Intervention de Philippe Gosselin

Séance en hémicycle du vendredi 23 novembre 2018 à 15h00
Programmation 2018-2022 et réforme de la justice — Avant l'article 52

Photo issue du site de l'Assemblée nationale ou de WikipediaPhilippe Gosselin :

Vous le constatez : l'exercice sera très contraint. C'est d'ailleurs l'une des grandes difficultés que nous dénonçons.

Ce n'est pas l'habilitation à prendre des ordonnances qui nous pose un problème en soi. Je suis attaché à la Constitution de la Ve République et je ne vois pas d'inconvénient à ce qu'un gouvernement y recoure de temps à autre. Le problème, c'est que cette question arrive comme un cheveu sur la soupe. Je ne sais pas quelle mouche a piqué la majorité ou le ministère. J'évite d'en faire une affaire personnelle, madame la garde des sceaux, et ce n'est évidemment pas Nicole Belloubet que je vise, mais la ministre. Je ne sais pas ce qui vous a poussé à considérer qu'il y avait là une urgence absolue à réformer cette ordonnance.

Nul ne conteste la nécessité de remettre sur la table l'ordonnance de 1945, mais pourquoi le faire maintenant ? Et pourquoi sous cette forme ? Cette forme nous contraint, puisque nous ne pouvons pas déposer d'amendements, mais seulement des sous-amendements, qui ne peuvent modifier qu'un ou deux mots, ou quelques virgules. Nous sommes donc contraints de sous-amender n'importe quoi, puisque nous ne pouvons rien amender, de fait. Je vous propose donc la modification suivante : « d'amour, belle marquise, mourir vos beaux yeux me font », ou plutôt de préciser que le Gouvernement est habilité à modifier et à compléter les dispositions relatives à la justice pénale des mineurs « à droit constant ».
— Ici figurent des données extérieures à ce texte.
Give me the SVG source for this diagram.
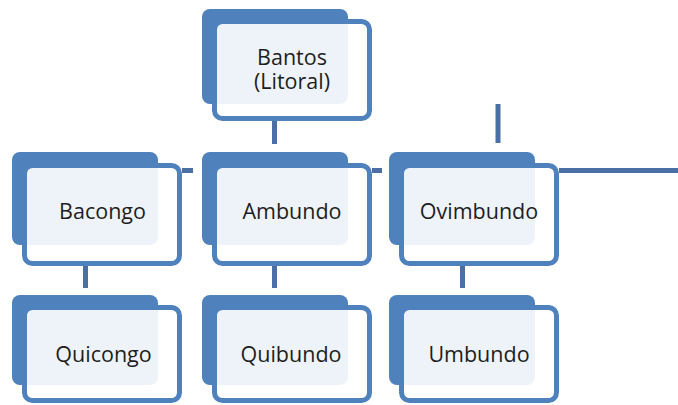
<svg xmlns="http://www.w3.org/2000/svg" width="678" height="405" viewBox="0 0 678 405">
<style>
.back{fill:#4f81bd}
.front{fill:#ffffff;fill-opacity:0.9;stroke:#4f81bd;stroke-width:5}
.lbl{font-family:"Open Sans","Liberation Sans",sans-serif;font-size:21.5px;fill:#1e1e1e;text-anchor:middle}
#connectors line{stroke:#4a6fa5;stroke-width:5}
</style>
<rect width="678" height="405" fill="#ffffff"/>
<g id="connectors">
<line x1="274.5" y1="121" x2="274.5" y2="144"/>
<line x1="498" y1="104" x2="498" y2="143"/>
<line x1="182" y1="170.5" x2="193" y2="170.5"/>
<line x1="372" y1="170.5" x2="382" y2="170.5"/>
<line x1="559" y1="170.5" x2="678" y2="170.5"/>
<line x1="85.5" y1="266" x2="85.5" y2="288"/>
<line x1="274.5" y1="266" x2="274.5" y2="288"/>
<line x1="462.5" y1="266" x2="462.5" y2="288"/>
</g>
<g id="bantos">
<rect class="back" x="202" y="9" width="146" height="95" rx="8"/>
<rect class="front" x="214.5" y="21.5" width="155" height="97" rx="8"/>
<text class="lbl" x="292" y="65">Bantos</text>
<text class="lbl" x="292" y="89">(Litoral)</text>
</g>
<g id="bacongo">
<rect class="back" x="12" y="152" width="146" height="93" rx="8"/>
<rect class="front" x="24.5" y="165.5" width="155" height="98" rx="8"/>
<text class="lbl" x="102.5" y="219">Bacongo</text>
</g>
<g id="ambundo">
<rect class="back" x="202" y="152" width="146" height="93" rx="8"/>
<rect class="front" x="214.5" y="165.5" width="155" height="98" rx="8"/>
<text class="lbl" x="292" y="219">Ambundo</text>
</g>
<g id="ovimbundo">
<rect class="back" x="389" y="152" width="146" height="93" rx="8"/>
<rect class="front" x="401.5" y="165.5" width="155" height="98" rx="8"/>
<text class="lbl" x="479" y="219">Ovimbundo</text>
</g>
<g id="quicongo">
<rect class="back" x="12" y="295" width="146" height="90" rx="8"/>
<rect class="front" x="24.5" y="307.5" width="155" height="93" rx="8"/>
<text class="lbl" x="103.5" y="362">Quicongo</text>
</g>
<g id="quibundo">
<rect class="back" x="202" y="295" width="146" height="90" rx="8"/>
<rect class="front" x="214.5" y="307.5" width="155" height="93" rx="8"/>
<text class="lbl" x="291" y="362">Quibundo</text>
</g>
<g id="umbundo">
<rect class="back" x="389" y="295" width="146" height="90" rx="8"/>
<rect class="front" x="401.5" y="307.5" width="155" height="93" rx="8"/>
<text class="lbl" x="479" y="362">Umbundo</text>
</g>
</svg>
On va me dire que tout cela n'est pas très sérieux, puisque l'expression « à droit constant » est antinomique avec l'idée de modifier et de compléter. Certes, mais il se trouve que je ne peux pas faire autrement. Le droit parlementaire, le règlement de l'Assemblée nationale et la Constitution me contraignent. Que puis-je faire dans ces conditions ? Pas grand-chose. J'ai un pouvoir d'alerte, j'ai le verbe, mais vous piétinez les droits du Parlement sur un sujet qui est essentiel et dont nous aurions dû débattre davantage.
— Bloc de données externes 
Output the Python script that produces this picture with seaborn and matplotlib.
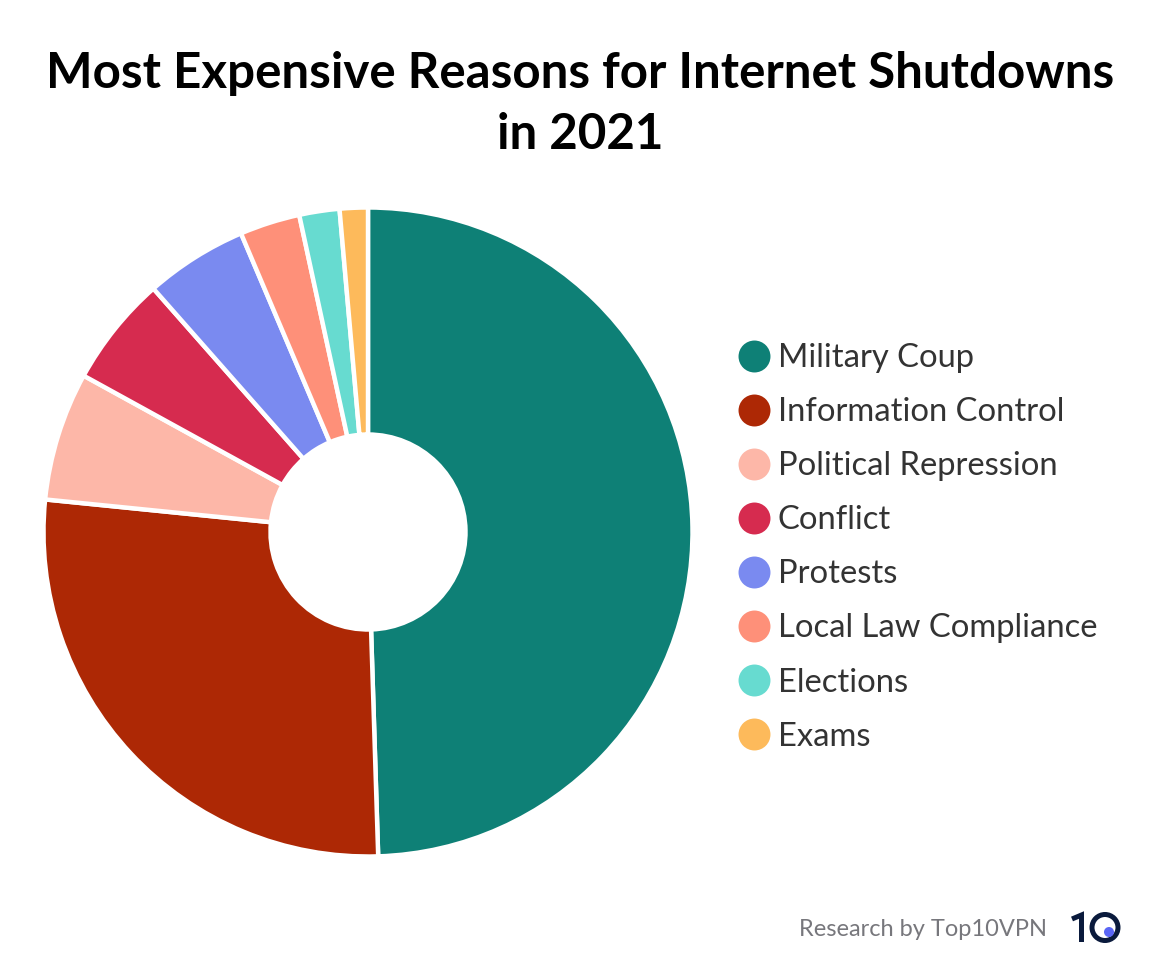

La main tendue, nous pourrions l'accepter si le menu était généreux. Mais il se trouve, madame la ministre, que vous venez nous exposer tout à la fois votre conception, votre calendrier et le contenu de la réforme que vous envisagez. Vous nous présentez une main tendue, mais vous nous dites qu'on ne touchera pas à la majorité pénale, vous annoncez des mesures éducatives et beaucoup d'autres. Le menu n'est plus un menu, mais un repas imposé ! Moi j'aime bien quand il y a un peu de choix, entre le fromage et le dessert, par exemple. Le sujet est suffisamment sérieux pour que je ne file pas davantage la métaphore, mais ce menu unique est la traduction d'une pensée unique. Or la modification de ce texte exige de la précaution et de la sagesse, et certainement pas de la précipitation.